Dataset content ::
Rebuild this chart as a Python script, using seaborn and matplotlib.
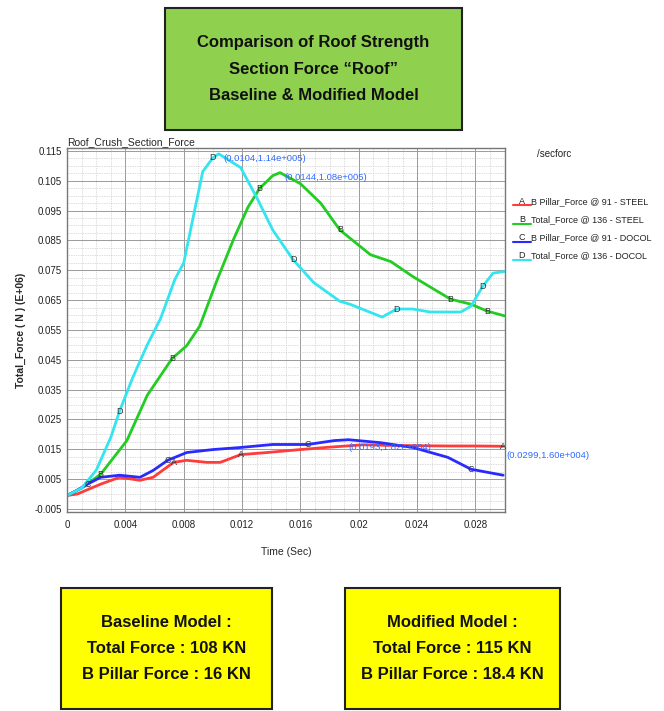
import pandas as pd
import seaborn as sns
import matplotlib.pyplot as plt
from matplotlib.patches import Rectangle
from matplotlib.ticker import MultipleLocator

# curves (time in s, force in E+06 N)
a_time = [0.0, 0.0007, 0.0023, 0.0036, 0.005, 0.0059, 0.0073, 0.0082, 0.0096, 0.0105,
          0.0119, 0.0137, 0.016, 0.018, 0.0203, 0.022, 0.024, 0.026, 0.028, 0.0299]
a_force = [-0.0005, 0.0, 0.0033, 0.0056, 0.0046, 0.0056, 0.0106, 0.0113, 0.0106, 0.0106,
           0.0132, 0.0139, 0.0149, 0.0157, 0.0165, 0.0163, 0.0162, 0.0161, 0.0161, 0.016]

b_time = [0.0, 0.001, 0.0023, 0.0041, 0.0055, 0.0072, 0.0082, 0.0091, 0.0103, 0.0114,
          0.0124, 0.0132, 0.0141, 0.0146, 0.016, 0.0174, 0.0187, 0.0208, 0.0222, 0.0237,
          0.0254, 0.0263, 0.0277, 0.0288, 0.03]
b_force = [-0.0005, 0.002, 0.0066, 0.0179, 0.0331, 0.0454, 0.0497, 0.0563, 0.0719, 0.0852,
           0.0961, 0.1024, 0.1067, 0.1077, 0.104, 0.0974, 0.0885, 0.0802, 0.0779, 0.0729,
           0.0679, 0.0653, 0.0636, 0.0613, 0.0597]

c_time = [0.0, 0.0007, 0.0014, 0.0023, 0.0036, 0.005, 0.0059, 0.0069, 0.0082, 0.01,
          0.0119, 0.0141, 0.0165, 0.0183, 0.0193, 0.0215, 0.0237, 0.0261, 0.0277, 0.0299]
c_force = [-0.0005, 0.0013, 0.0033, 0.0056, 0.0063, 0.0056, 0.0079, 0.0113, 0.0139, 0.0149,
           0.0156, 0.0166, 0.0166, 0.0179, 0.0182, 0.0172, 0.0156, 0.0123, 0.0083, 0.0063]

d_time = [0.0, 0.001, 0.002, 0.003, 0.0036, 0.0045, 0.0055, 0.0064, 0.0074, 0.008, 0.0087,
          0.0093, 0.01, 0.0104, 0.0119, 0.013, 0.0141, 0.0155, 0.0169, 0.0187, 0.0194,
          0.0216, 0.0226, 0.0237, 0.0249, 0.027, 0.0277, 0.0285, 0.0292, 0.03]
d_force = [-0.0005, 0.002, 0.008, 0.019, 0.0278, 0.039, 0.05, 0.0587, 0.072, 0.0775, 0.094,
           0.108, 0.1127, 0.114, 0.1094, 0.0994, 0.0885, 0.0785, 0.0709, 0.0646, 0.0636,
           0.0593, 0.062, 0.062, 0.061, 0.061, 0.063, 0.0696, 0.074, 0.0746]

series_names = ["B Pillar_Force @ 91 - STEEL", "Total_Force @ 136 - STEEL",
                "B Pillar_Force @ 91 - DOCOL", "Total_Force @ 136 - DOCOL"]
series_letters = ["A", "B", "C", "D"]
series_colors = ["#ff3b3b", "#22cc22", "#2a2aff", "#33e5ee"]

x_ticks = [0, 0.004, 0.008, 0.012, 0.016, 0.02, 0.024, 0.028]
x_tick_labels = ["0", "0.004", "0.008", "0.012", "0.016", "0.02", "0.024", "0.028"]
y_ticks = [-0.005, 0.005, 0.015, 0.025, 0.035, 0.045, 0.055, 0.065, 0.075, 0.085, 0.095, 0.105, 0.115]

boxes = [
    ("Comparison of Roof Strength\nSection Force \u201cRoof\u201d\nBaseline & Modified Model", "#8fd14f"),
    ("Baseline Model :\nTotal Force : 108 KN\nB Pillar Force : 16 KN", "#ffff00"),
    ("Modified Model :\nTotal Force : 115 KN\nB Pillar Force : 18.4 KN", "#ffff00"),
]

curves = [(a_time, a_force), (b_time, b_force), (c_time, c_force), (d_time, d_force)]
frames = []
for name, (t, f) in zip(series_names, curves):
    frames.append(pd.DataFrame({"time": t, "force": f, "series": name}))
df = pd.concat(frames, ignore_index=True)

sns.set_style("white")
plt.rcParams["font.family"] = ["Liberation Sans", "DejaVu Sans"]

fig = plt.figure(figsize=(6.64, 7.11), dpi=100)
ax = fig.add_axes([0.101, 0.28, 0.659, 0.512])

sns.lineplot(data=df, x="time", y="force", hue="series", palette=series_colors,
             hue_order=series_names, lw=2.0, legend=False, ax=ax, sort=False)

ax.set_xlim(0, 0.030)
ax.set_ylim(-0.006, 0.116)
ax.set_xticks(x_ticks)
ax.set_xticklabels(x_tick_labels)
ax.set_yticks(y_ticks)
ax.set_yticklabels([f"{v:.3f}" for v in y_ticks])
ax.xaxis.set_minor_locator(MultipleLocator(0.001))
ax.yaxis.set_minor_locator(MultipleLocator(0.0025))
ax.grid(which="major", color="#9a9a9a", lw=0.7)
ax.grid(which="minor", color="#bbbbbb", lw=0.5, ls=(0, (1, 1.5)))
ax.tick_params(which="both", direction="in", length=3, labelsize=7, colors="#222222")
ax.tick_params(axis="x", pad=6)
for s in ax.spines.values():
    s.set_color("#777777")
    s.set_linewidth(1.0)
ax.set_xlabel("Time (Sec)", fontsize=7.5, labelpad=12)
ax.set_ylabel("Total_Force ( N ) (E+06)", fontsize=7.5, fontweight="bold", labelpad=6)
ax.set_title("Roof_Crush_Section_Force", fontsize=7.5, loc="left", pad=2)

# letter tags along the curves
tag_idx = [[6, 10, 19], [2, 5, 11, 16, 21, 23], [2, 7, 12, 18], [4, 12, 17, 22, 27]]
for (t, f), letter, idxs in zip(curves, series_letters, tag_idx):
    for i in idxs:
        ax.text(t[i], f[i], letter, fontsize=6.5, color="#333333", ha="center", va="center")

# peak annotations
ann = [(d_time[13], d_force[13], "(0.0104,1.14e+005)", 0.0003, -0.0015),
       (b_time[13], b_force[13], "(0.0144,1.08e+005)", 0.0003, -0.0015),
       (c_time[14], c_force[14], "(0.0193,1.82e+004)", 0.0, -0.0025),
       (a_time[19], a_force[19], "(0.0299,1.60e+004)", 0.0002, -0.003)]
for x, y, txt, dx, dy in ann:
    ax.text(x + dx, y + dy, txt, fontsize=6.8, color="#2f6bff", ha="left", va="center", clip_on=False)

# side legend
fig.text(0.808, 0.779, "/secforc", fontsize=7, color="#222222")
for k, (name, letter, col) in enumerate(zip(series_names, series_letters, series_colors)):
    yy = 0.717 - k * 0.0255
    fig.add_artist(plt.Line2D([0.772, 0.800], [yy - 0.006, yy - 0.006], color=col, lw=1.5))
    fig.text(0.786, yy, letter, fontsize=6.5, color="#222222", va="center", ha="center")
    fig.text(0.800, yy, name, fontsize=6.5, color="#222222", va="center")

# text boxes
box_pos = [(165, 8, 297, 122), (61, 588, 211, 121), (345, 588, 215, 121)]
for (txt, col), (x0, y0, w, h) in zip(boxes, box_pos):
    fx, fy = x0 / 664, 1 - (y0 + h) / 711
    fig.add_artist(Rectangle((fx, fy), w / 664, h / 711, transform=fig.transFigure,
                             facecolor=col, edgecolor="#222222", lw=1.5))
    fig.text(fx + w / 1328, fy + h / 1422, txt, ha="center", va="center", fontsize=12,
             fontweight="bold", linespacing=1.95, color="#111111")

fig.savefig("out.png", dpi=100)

Short exercise :: Extract the lines exactly, please: the first line of the listing, the line with "0.0123, 0.0083, 0.0063]", and every line between them, but no pictures.

Exercise result ::
Rebuild this chart as a Python script, using seaborn and matplotlib.
import pandas as pd
import seaborn as sns
import matplotlib.pyplot as plt
from matplotlib.patches import Rectangle
from matplotlib.ticker import MultipleLocator

# curves (time in s, force in E+06 N)
a_time = [0.0, 0.0007, 0.0023, 0.0036, 0.005, 0.0059, 0.0073, 0.0082, 0.0096, 0.0105,
          0.0119, 0.0137, 0.016, 0.018, 0.0203, 0.022, 0.024, 0.026, 0.028, 0.0299]
a_force = [-0.0005, 0.0, 0.0033, 0.0056, 0.0046, 0.0056, 0.0106, 0.0113, 0.0106, 0.0106,
           0.0132, 0.0139, 0.0149, 0.0157, 0.0165, 0.0163, 0.0162, 0.0161, 0.0161, 0.016]

b_time = [0.0, 0.001, 0.0023, 0.0041, 0.0055, 0.0072, 0.0082, 0.0091, 0.0103, 0.0114,
          0.0124, 0.0132, 0.0141, 0.0146, 0.016, 0.0174, 0.0187, 0.0208, 0.0222, 0.0237,
          0.0254, 0.0263, 0.0277, 0.0288, 0.03]
b_force = [-0.0005, 0.002, 0.0066, 0.0179, 0.0331, 0.0454, 0.0497, 0.0563, 0.0719, 0.0852,
           0.0961, 0.1024, 0.1067, 0.1077, 0.104, 0.0974, 0.0885, 0.0802, 0.0779, 0.0729,
           0.0679, 0.0653, 0.0636, 0.0613, 0.0597]

c_time = [0.0, 0.0007, 0.0014, 0.0023, 0.0036, 0.005, 0.0059, 0.0069, 0.0082, 0.01,
          0.0119, 0.0141, 0.0165, 0.0183, 0.0193, 0.0215, 0.0237, 0.0261, 0.0277, 0.0299]
c_force = [-0.0005, 0.0013, 0.0033, 0.0056, 0.0063, 0.0056, 0.0079, 0.0113, 0.0139, 0.0149,
           0.0156, 0.0166, 0.0166, 0.0179, 0.0182, 0.0172, 0.0156, 0.0123, 0.0083, 0.0063]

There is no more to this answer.